Your presentation should be 5–8 slides:

  1. Executive Summary: One slide. Key numbers: investment required, Year 1 benefit, payback period, Year 2 ROI. Example: "$2.5M investment / $3M Year 1 benefit / 10 month payback / 140% Year 2 ROI."
  2. Benefit Summary: One slide. Break down your benefits by category (direct savings, time savings converted to value, risk mitigation, strategic). Show confidence levels for each.
  3. Cost Breakdown: One slide. Software, implementation, data, training, operations. Show Year 1 and Year 2+ costs separately.
  4. Break-Even and ROI: One slide with a waterfall chart showing monthly cash flow progression. When do you cross break-even? What's Year 2 net benefit?
  5. Risk and Scenarios: One slide showing base, upside, and downside cases. Even downside should show positive ROI by end of Year 2.
  6. Implementation Plan: One slide showing quarterly milestones, resource requirements, and governance structure.
  7. Q&A: Prepare for questions on benefit assumptions, risk mitigation, and what happens if benefits don't materialise.

Common Mistakes in Procurement AI Business Cases

1. Overstating Direct Cost Savings

"Invoice automation will save us $2M because we'll eliminate 20 FTEs in AP." This is rarely realistic. Organisations typically redeploy AP staff to higher-value work, not eliminate them. Be realistic: automation saves 60–70% of the manual effort, then freed staff redeploy to supplier relationship management or analytics work. Value accordingly.

2. Ignoring Implementation Costs

Data preparation, governance setup, and training often cost 50–100% of your software licensing costs. Don't shortcut this. Plan for 4–8 weeks of data work before your AI model is productive.

3. Assuming Benefits Arrive Immediately

Real implementations have 3–6 month ramp-up periods before hitting full benefit. Plan conservatively: assume 30% benefit realisation in months 3–6, 70% in months 6–12, 100% in Year 2.

4. Not Quantifying Risk Mitigation

Risk mitigation is often the largest benefit category but is hardest to quantify. Do the work: estimate the cost of compliance failures, supplier defaults, or contract leakage. Then conservatively estimate what percentage AI can prevent. This often reveals $1–5M in annual benefit.
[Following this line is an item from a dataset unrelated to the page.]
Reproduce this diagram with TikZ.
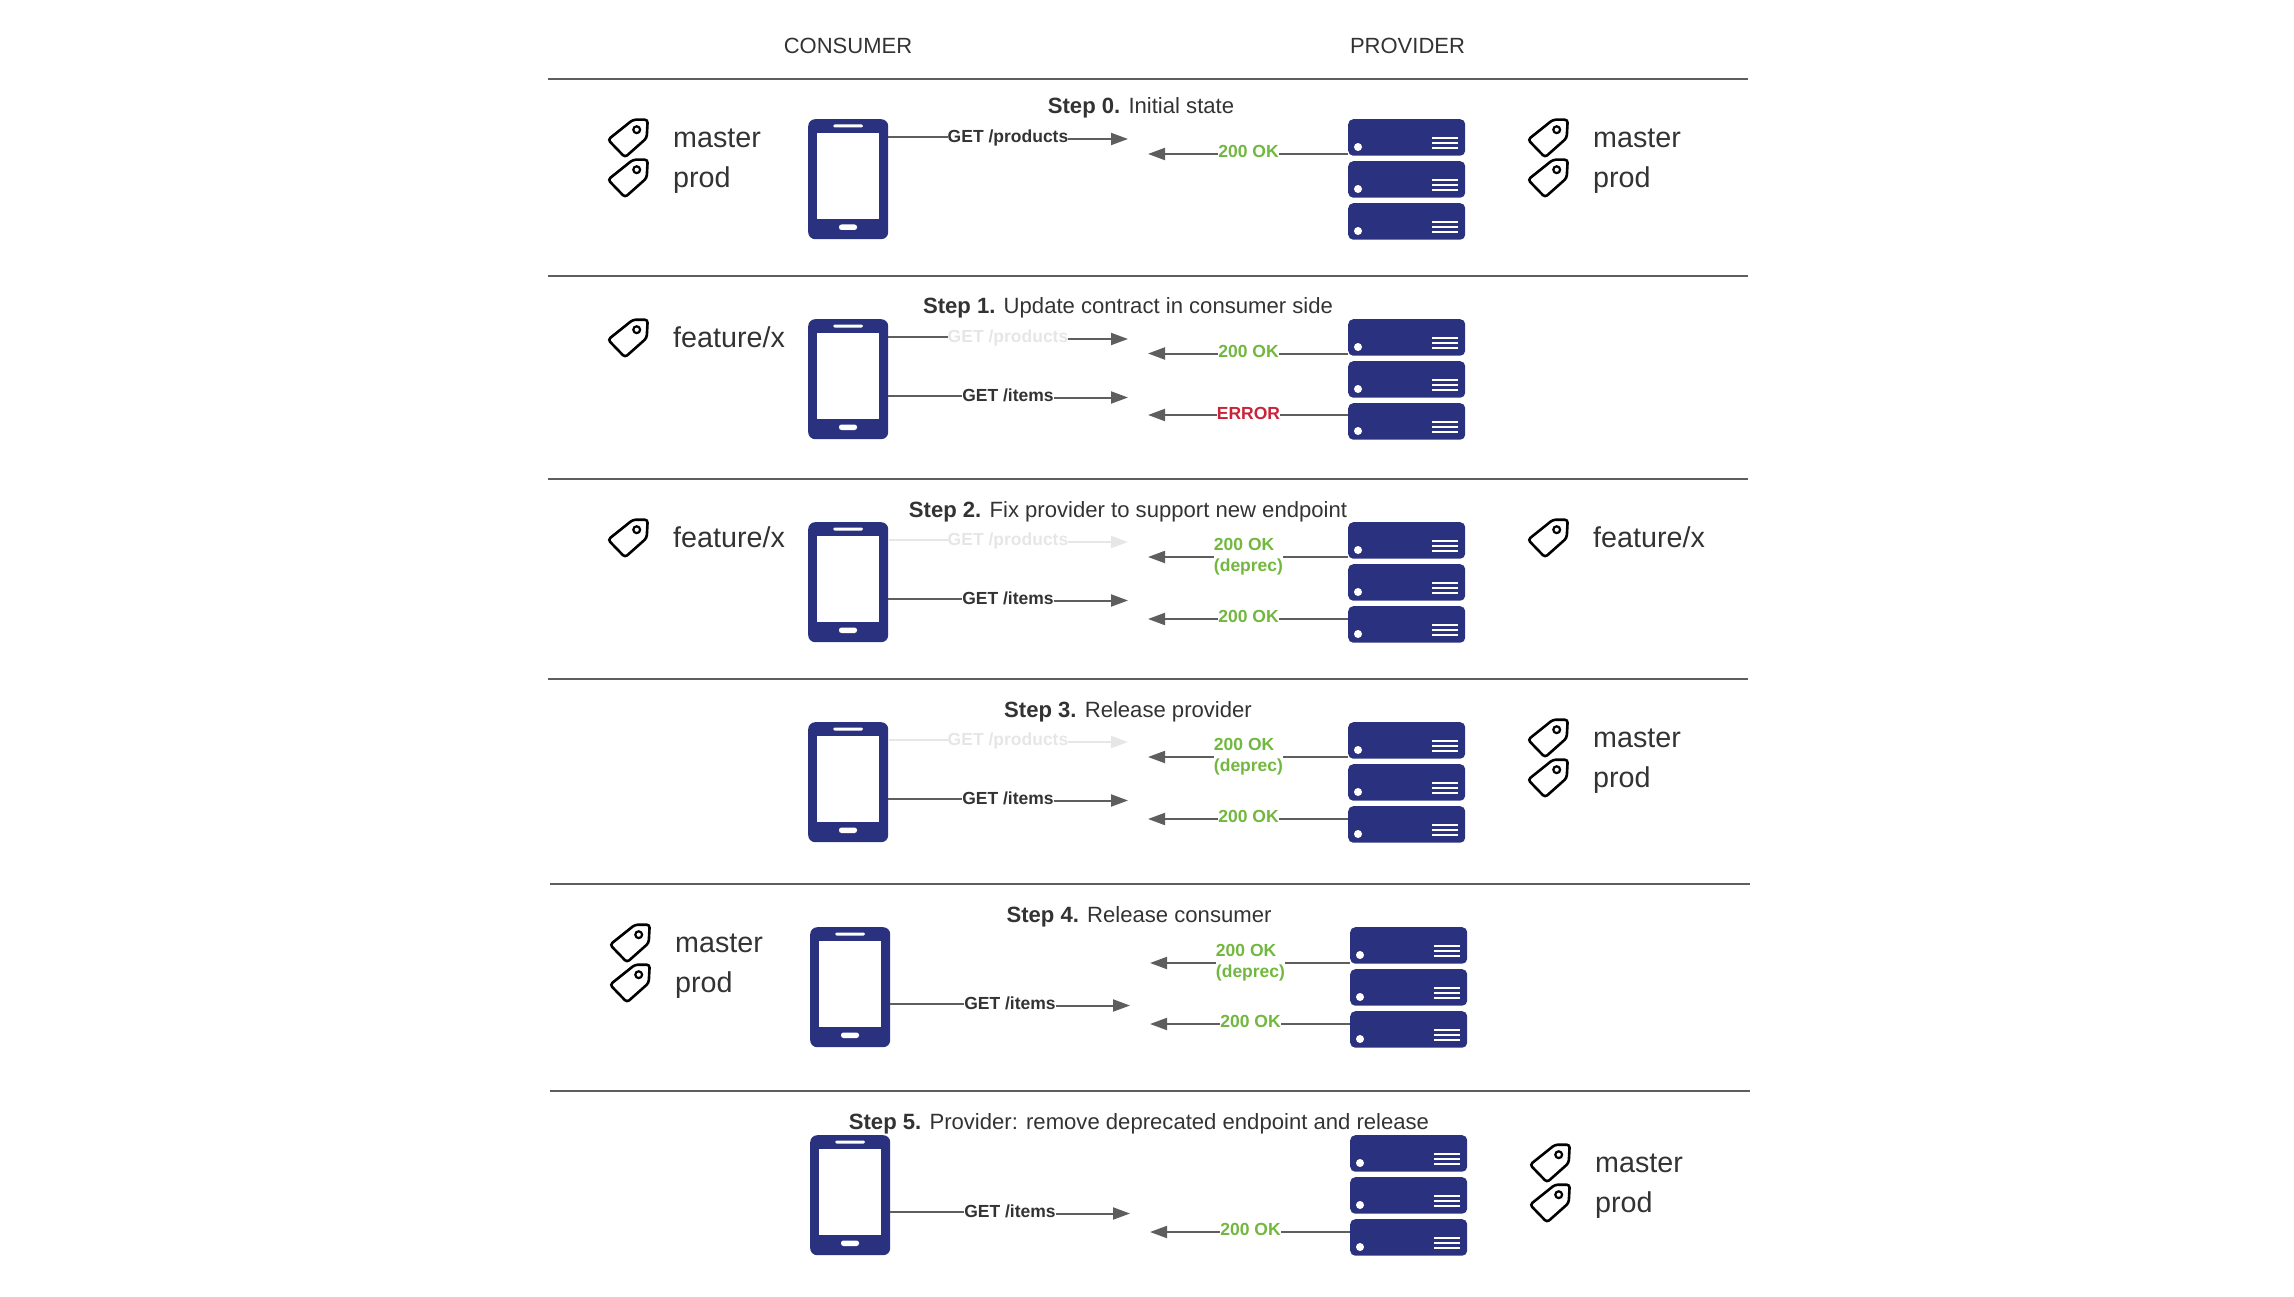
\documentclass[tikz,border=0pt]{standalone}
\usepackage{fontspec}
\setmainfont{Liberation Sans}
\usetikzlibrary{arrows.meta}

\definecolor{navy}{HTML}{2A3280}
\definecolor{ink}{HTML}{333333}
\definecolor{wiregrey}{HTML}{5E5E5E}
\definecolor{faintgrey}{HTML}{E6E6E6}
\definecolor{okgreen}{HTML}{72B740}
\definecolor{errred}{HTML}{C9243A}

\tikzset{
    phonebody/.style={fill=navy, rounded corners=7pt, anchor=north west, inner sep=0pt, minimum width=80pt, minimum height=120pt},
    serverbody/.style={fill=navy, rounded corners=5pt, anchor=north west, inner sep=0pt, minimum width=117pt, minimum height=36.5pt},
    rowrule/.style={draw=wiregrey, line width=2pt},
    wire/.style={line width=2pt},
    tipped/.style={-{Triangle[length=17pt,width=12pt]}},
    bigtext/.style={text=ink, inner sep=0pt, anchor=base west, font=\fontsize{28.7}{32}\selectfont},
    headtext/.style={text=ink, inner sep=0pt, anchor=base, font=\fontsize{22}{26}\selectfont},
    steptext/.style={text=ink, inner sep=0pt, anchor=base, font=\fontsize{22.1}{26}\selectfont},
    getlabel/.style={inner sep=0pt, anchor=base, font=\fontsize{17.5}{21}\selectfont\bfseries},
    replylabel/.style={inner sep=0pt, align=left, font=\fontsize{17.5}{21}\selectfont\bfseries},
    tagicon/.pic={
        \draw[black, line width=2.6pt, rounded corners=3pt] (25,0.7) -- (39.7,0.7) -- (38.7,19) -- (17,38.3) -- (0,20.7) -- cycle;
        \draw[black, line width=2.2pt] (28.7,10.7) circle (3.4);
    }
}

\begin{document}
\begin{tikzpicture}[x=1pt, y=-1pt]
        \useasboundingbox (0,0) rectangle (2294,1297);
        \node[headtext] (consumer) at (848,54) {CONSUMER};
        \node[headtext] (provider) at (1407.5,54) {PROVIDER};
        \foreach \xa/\xb/\y in {548/1748/79, 548/1748/276, 548/1748/479, 548/1748/679, 550/1750/884, 550/1750/1091}
            \draw[rowrule] (\xa,\y) -- (\xb,\y);
        \foreach \row/\x/\top in {0/808/119, 1/808/319, 2/808/522, 3/808/722, 4/810/927, 5/810/1135} {
            \node[phonebody] (phone\row) at (\x,\top) {};
            \fill[white] (\x+8.5,\top+14) rectangle (\x+71,\top+100);
            \fill[white, rounded corners=1.5pt] (\x+25,\top+5.5) rectangle (\x+55,\top+8.5);
            \fill[white, rounded corners=2.5pt] (\x+31,\top+105.5) rectangle (\x+49,\top+111);
            \foreach \s in {0,1,2} {
                \node[serverbody] (srv\row-\s) at (\x+540,\top+\s*42) {};
                \fill[white] (\x+550,\top+\s*42+28) circle (4);
                \foreach \l in {19,24,29}
                    \draw[white, line width=2.4pt] (\x+624,\top+\s*42+\l) -- (\x+650,\top+\s*42+\l);
            }
        }
        \foreach \row/\y/\x/\txt in {0/114/1141/Initial state, 1/313/1128/Update contract in consumer side, 2/517/1128/Fix provider to support new endpoint, 3/717/1128/Release provider, 4/922/1139/Release consumer, 5/1129/1139/Provider: remove deprecated endpoint and release}
            \node[steptext] (step\row) at (\x,\y) {\textbf{Step \row.} \txt};
        \foreach \x/\y/\base/\txt [count=\i] in {608/119/148/master, 608/159/188/prod, 1528/119/148/master, 1528/159/188/prod, 608/319/347/{feature/x}, 608/519/547/{feature/x}, 1528/519/547/{feature/x}, 1528/719/747/master, 1528/759/787/prod, 610/924/952/master, 610/964/992/prod, 1530/1144/1172/master, 1530/1184/1212/prod} {
            \pic at (\x,\y) {tagicon};
            \node[bigtext] (tag\i) at (\x+65,\base) {\txt};
        }
        \foreach \req/\row/\x/\top/\off/\txt/\txtcol/\linecol in {
            a/0/808/119/18/{GET /products}/ink/wiregrey,
            a/1/808/319/18/{GET /products}/faintgrey/wiregrey,
            b/1/808/319/76.5/{GET /items}/ink/wiregrey,
            a/2/808/522/18/{GET /products}/faintgrey/faintgrey,
            b/2/808/522/76.5/{GET /items}/ink/wiregrey,
            a/3/808/722/18/{GET /products}/faintgrey/faintgrey,
            b/3/808/722/76.5/{GET /items}/ink/wiregrey,
            b/4/810/927/76.5/{GET /items}/ink/wiregrey,
            b/5/810/1135/76.5/{GET /items}/ink/wiregrey} {
            \coordinate (\req\row out) at (\x+80,\top+\off);
            \coordinate (\req\row tip) at (\x+320,\top+\off+2);
            \node[getlabel, text=\txtcol] (\req\row) at (\x+200,\top+\off+5.7) {\txt};
            \draw[wire, draw=\linecol] (phone\row.east |- \req\row out) -- (\req\row.west |- \req\row out);
            \draw[wire, tipped, draw=\linecol, fill=\linecol] (\req\row.east |- \req\row tip) -- (\req\row tip);
        }
        \foreach \rep/\row/\s/\x/\top/\off/\lift/\txt/\txtcol in {
            c/0/0/808/119/35/3/{200 OK}/okgreen,
            c/1/0/808/319/34.5/2.5/{200 OK}/okgreen,
            d/1/2/808/319/96/2/{ERROR}/errred,
            c/2/0/808/522/35/0/{200 OK\\(deprec)}/okgreen,
            d/2/2/808/522/97/2.5/{200 OK}/okgreen,
            c/3/0/808/722/35/0/{200 OK\\(deprec)}/okgreen,
            d/3/2/808/722/97/2.5/{200 OK}/okgreen,
            c/4/0/810/927/36/0/{200 OK\\(deprec)}/okgreen,
            d/4/2/810/927/97/2.5/{200 OK}/okgreen,
            d/5/2/810/1135/97/2.5/{200 OK}/okgreen} {
            \coordinate (\rep\row tip) at (\x+340,\top+\off);
            \node[replylabel, text=\txtcol] (\rep\row) at (\x+440.5,\top+\off-\lift) {\txt};
            \draw[wire, draw=wiregrey] (srv\row-\s.west |- \rep\row tip) -- (\rep\row.east |- \rep\row tip);
            \draw[wire, tipped, draw=wiregrey, fill=wiregrey] (\rep\row.west |- \rep\row tip) -- (\rep\row tip);
        }
    \end{tikzpicture}
\end{document}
5. Confusing Time Savings with Dollar Savings

"Spend classification AI will save 1,000 hours per year." This is accurate but incomplete. Value only 60–70% of time savings (account for ramp-up and transition time). And value that time at what cost? If it's AP staff moving to procurement analytics work, value at their loaded salary. If roles eliminate entirely, that's a harder story to sell.

Your Next Steps

  1. Choose your primary procurement AI use case. Use our 10 use cases guide for pre-built ROI models.
  2. Gather your cost assumptions. Get IT input on implementation costs, licensing, support.
  3. Quantify your benefits using the four categories above. Be conservative in your assumptions.
  4. Build your three scenarios (base, upside, downside).
  5. Calculate your break-even point and Year 2 ROI.
  6. Present to your CFO using the 7-slide framework above.
  7. Get approval and move to implementation using the roadmap in our 12-month implementation guide.

A well-built business case is your ticket to funding approval. Spend the time to get your benefit assumptions, cost structure, and timelines right. Your CFO will approve a credible, risk-aware case over an optimistic one every time.